Review Summary: I’ve got a big fat fuckin’ bone to pick with Wil.
One line of thinking suggests that you have to feel just a little bit sorry for gothic punks Aiden. For a band who were so derivative in following their inspirations during their early years, the Seattle quartet really should have achieved greater success. Initially discounted as being cheap knock-offs of bands such as AFI, My Chemical Romance and The Used, Aiden were probably as surprised as anyone when all three bands surged in popularity. Hell, it wasn’t as if front-men Davey Havok, Gerard Way or Bert McCracken had clean cut images and outstanding voices. The next step was obvious… Continue to follow their lead. Unfortunately, Aiden did not have the musicianship, song-writing ambition or hooks of their influences, so third LP ‘Conviction’ commercially flopped. Following a return to their heavier roots on the horrendously tasteless ‘Knives’, the much derided make-up clad gang are back for their fifth album ‘Disguises’.
Kicking off with a minute long introductory piece titled ‘The Devil’s Eyes’, listeners will know not to expect much deviation from the band’s formula as soon as lead vocalist Wil Francis asks us to “All hail the dark one”. While not as curse-ridden, hateful, violent and anti-religious as its predecessor, ‘Disguises’ once more touches on all of these lyrical themes in disconcerting – and often laughable - fashion. Whether attempting to be poetic (“I watched as the antique sky turned black through fields of heroin”), or blunt (“Faith is a question you can choose, faith whether Christian, Muslim, Jew. Still you all distort the truth, the death of fiction will save us all”), Francis is purposefully as subtle as a sledgehammer. The end result is that even when stumbling across an interesting idea, Francis botches it by coming off as childish, attention-seeking and occasionally repulsive.

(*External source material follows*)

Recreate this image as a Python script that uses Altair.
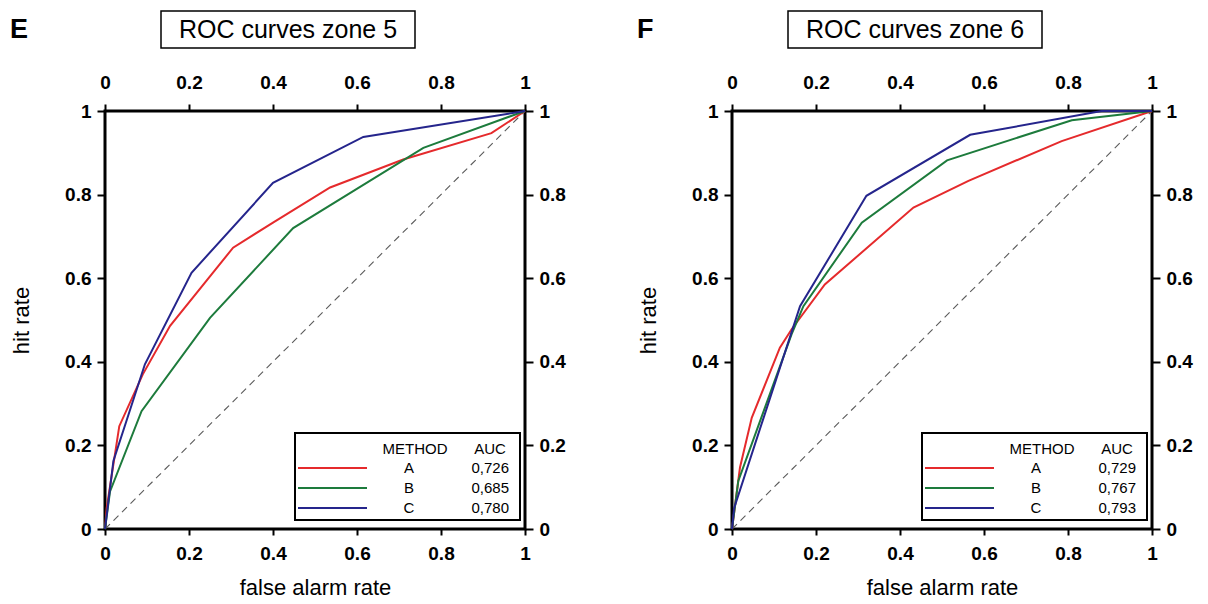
import altair as alt
import pandas as pd

methods = ["A", "B", "C"]
colors = ["#e52a2c", "#1d7b3c", "#25258c"]
tick_values = [0, 0.2, 0.4, 0.6, 0.8, 1]

# zone 5
z5_A_fpr = [0, 0.004, 0.034, 0.09, 0.155, 0.305, 0.40, 0.536, 0.71, 0.92, 1.0]
z5_A_tpr = [0, 0.05, 0.246, 0.37, 0.486, 0.673, 0.733, 0.817, 0.884, 0.947, 1.0]
z5_B_fpr = [0, 0.012, 0.087, 0.25, 0.448, 0.758, 1.0]
z5_B_tpr = [0, 0.09, 0.282, 0.505, 0.72, 0.912, 1.0]
z5_C_fpr = [0, 0.02, 0.095, 0.206, 0.40, 0.615, 1.0]
z5_C_tpr = [0, 0.163, 0.394, 0.613, 0.828, 0.938, 1.0]
z5_auc = ["0,726", "0,685", "0,780"]

# zone 6
z6_A_fpr = [0, 0.019, 0.047, 0.114, 0.142, 0.221, 0.432, 0.563, 0.785, 1.0]
z6_A_tpr = [0, 0.147, 0.266, 0.434, 0.478, 0.585, 0.769, 0.833, 0.928, 1.0]
z6_B_fpr = [0, 0.015, 0.142, 0.17, 0.309, 0.512, 0.809, 1.0]
z6_B_tpr = [0, 0.115, 0.466, 0.533, 0.733, 0.882, 0.978, 1.0]
z6_C_fpr = [0, 0.005, 0.162, 0.32, 0.567, 0.88, 1.0]
z6_C_tpr = [0, 0.05, 0.533, 0.797, 0.943, 1.0, 1.0]
z6_auc = ["0,729", "0,767", "0,793"]

W, H = 420, 418
FONT = "Liberation Sans"


def panel(letter, title, curves, aucs):
    rows = []
    for m, (fx, fy) in zip(methods, curves):
        for i, (a, b) in enumerate(zip(fx, fy)):
            rows.append({"method": m, "fpr": a, "tpr": b, "ord": i})
    df = pd.DataFrame(rows)
    xs = alt.Scale(domain=[0, 1], nice=False)
    ys = alt.Scale(domain=[0, 1], nice=False)

    lines = alt.Chart(df).mark_line(strokeWidth=2).encode(
        x=alt.X("fpr:Q", scale=xs, axis=alt.Axis(
            orient="bottom", values=tick_values, format="~g",
            title="false alarm rate", tickSize=6, labelPadding=9,
            titlePadding=14, labelFlush=False)),
        y=alt.Y("tpr:Q", scale=ys, axis=alt.Axis(
            orient="left", values=tick_values, format="~g",
            title="hit rate", tickSize=8, labelPadding=6,
            titlePadding=31, labelFlush=False)),
        color=alt.Color("method:N", scale=alt.Scale(domain=methods, range=colors), legend=None),
        order="ord:Q",
    )

    diag_df = pd.DataFrame({"x0": [0], "y0": [0], "x1": [1], "y1": [1]})
    diag = alt.Chart(diag_df).mark_rule(color="#5a5a5a", strokeDash=[7, 5], strokeWidth=1.1).encode(
        x=alt.X("x0:Q", scale=xs, axis=alt.Axis(
            orient="top", values=tick_values, format="~g", title=None,
            tickSize=7, labelPadding=12, labelFlush=False)),
        y=alt.Y("y0:Q", scale=ys, axis=alt.Axis(
            orient="right", values=tick_values, format="~g", title=None,
            tickSize=8, labelPadding=6, labelFlush=False)),
        x2="x1:Q",
        y2="y1:Q",
    )

    one = pd.DataFrame({"k": [0]})
    deco = []
    # panel title box
    deco.append(alt.Chart(one).mark_rect(fill="white", stroke="black", strokeWidth=1.5).encode(
        x=alt.value(56), x2=alt.value(310), y=alt.value(-100), y2=alt.value(-63)))
    deco.append(alt.Chart(one).mark_text(text=title, fontSize=25, font=FONT, align="center",
                                         baseline="middle", color="black").encode(
        x=alt.value(183), y=alt.value(-81)))
    deco.append(alt.Chart(one).mark_text(text=letter, fontSize=27, font=FONT, fontWeight="bold",
                                         align="left", baseline="alphabetic", color="black").encode(
        x=alt.value(-95), y=alt.value(-73)))
    # legend box
    deco.append(alt.Chart(one).mark_rect(fill="white", stroke="black", strokeWidth=2).encode(
        x=alt.value(190), x2=alt.value(415), y=alt.value(322), y2=alt.value(409)))
    deco.append(alt.Chart(one).mark_text(text="METHOD", fontSize=15, font=FONT, align="center",
                                         baseline="middle", color="black").encode(
        x=alt.value(310), y=alt.value(338)))
    deco.append(alt.Chart(one).mark_text(text="AUC", fontSize=15, font=FONT, align="center",
                                         baseline="middle", color="black").encode(
        x=alt.value(385), y=alt.value(338)))
    for i, (m, a, c) in enumerate(zip(methods, aucs, colors)):
        yy = 357 + 20 * i
        deco.append(alt.Chart(one).mark_rule(color=c, strokeWidth=2).encode(
            x=alt.value(193), x2=alt.value(262), y=alt.value(yy)))
        deco.append(alt.Chart(one).mark_text(text=m, fontSize=15, font=FONT, align="center",
                                             baseline="middle", color="black").encode(
            x=alt.value(304), y=alt.value(yy)))
        deco.append(alt.Chart(one).mark_text(text=a, fontSize=15, font=FONT, align="right",
                                             baseline="middle", color="black").encode(
            x=alt.value(404), y=alt.value(yy)))

    return alt.layer(diag, lines, *deco).resolve_axis(x="independent", y="independent").properties(
        width=W, height=H)


left = panel("E", "ROC curves zone 5",
             [(z5_A_fpr, z5_A_tpr), (z5_B_fpr, z5_B_tpr), (z5_C_fpr, z5_C_tpr)], z5_auc)
right = panel("F", "ROC curves zone 6",
              [(z6_A_fpr, z6_A_tpr), (z6_B_fpr, z6_B_tpr), (z6_C_fpr, z6_C_tpr)], z6_auc)

chart = alt.hconcat(left, right, spacing=68).properties(padding=0, background="white").configure_view(
    stroke="black", strokeWidth=3
).configure_axis(
    labelFont=FONT, labelFontSize=19, labelFontWeight="bold", labelColor="black",
    tickColor="black", tickWidth=2, domain=False, grid=False,
    titleFont=FONT, titleFontSize=22, titleFontWeight="normal", titleColor="black",
)

chart.save("out.html", embed_options={"renderer": "svg", "actions": False})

To give credit where it is due, if ‘Disguises’ was not Aiden’s fifth LP, a case could be made that it is their best album to date. In many ways, it is an uncomplicated record, a trait which assists the band in finding a sound they are comfortable in playing. The production has also finally settled on a natural mid-point between slick and gritty, allowing the solid (sometimes even hooky) guitar riffs and improving drumming to sporadically shine. All the while, those gang vocals which have previously lent a sing-along quality to their best tunes, return on more than one occasion. Lamentably, even when Aiden appear to be on their way to something approaching the peak of their career, up pops Wil to ruin it. It might be via his trashy lyrics (‘Shine’ & ‘Hysteria’), or lousy vocals (‘Horror Queen’, ’ReEvolver’… Pretty much all of them actually), but one has to seriously wonder if Aiden would be better off with just the backing vocalists singing along (see certain passages of lead single ‘Walk Among the Dead’). .
To make matters worse, ‘Disguises’ closes with a recognizable track which hints that Aiden is now stalking a new inspiration: Alkaline Trio. As soon as the familiar ‘Shaking like a dog shittin' razorblades” enters proceedings, it is difficult not to shake your head in bewilderment that Aiden has decided to cover this year 2000 fan favourite. Basing the song around piano is just, but Francis makes Matt Skiba sound like Frank Sinatra. It is a demoralizing finale to the album which almost renders useless what few positives have come before it. In a sense, it sums up Aiden and ‘Disguises’ well… They have given up on significant progression and now aim to be solely prolific. Having released five albums and one EP in less than 7 years, I guess that has been successfully achieved… And that does not even include two atrocious LPs from Francis’ alter-ego side-project William Control. If the remaining three members of Aiden would like to release a worthwhile album in the future, then it may be necessary to form a side-project of their own.
Recommended Tracks: Walk Among the Dead & Hysteria (both of which could be seen as the best and worst tracks here).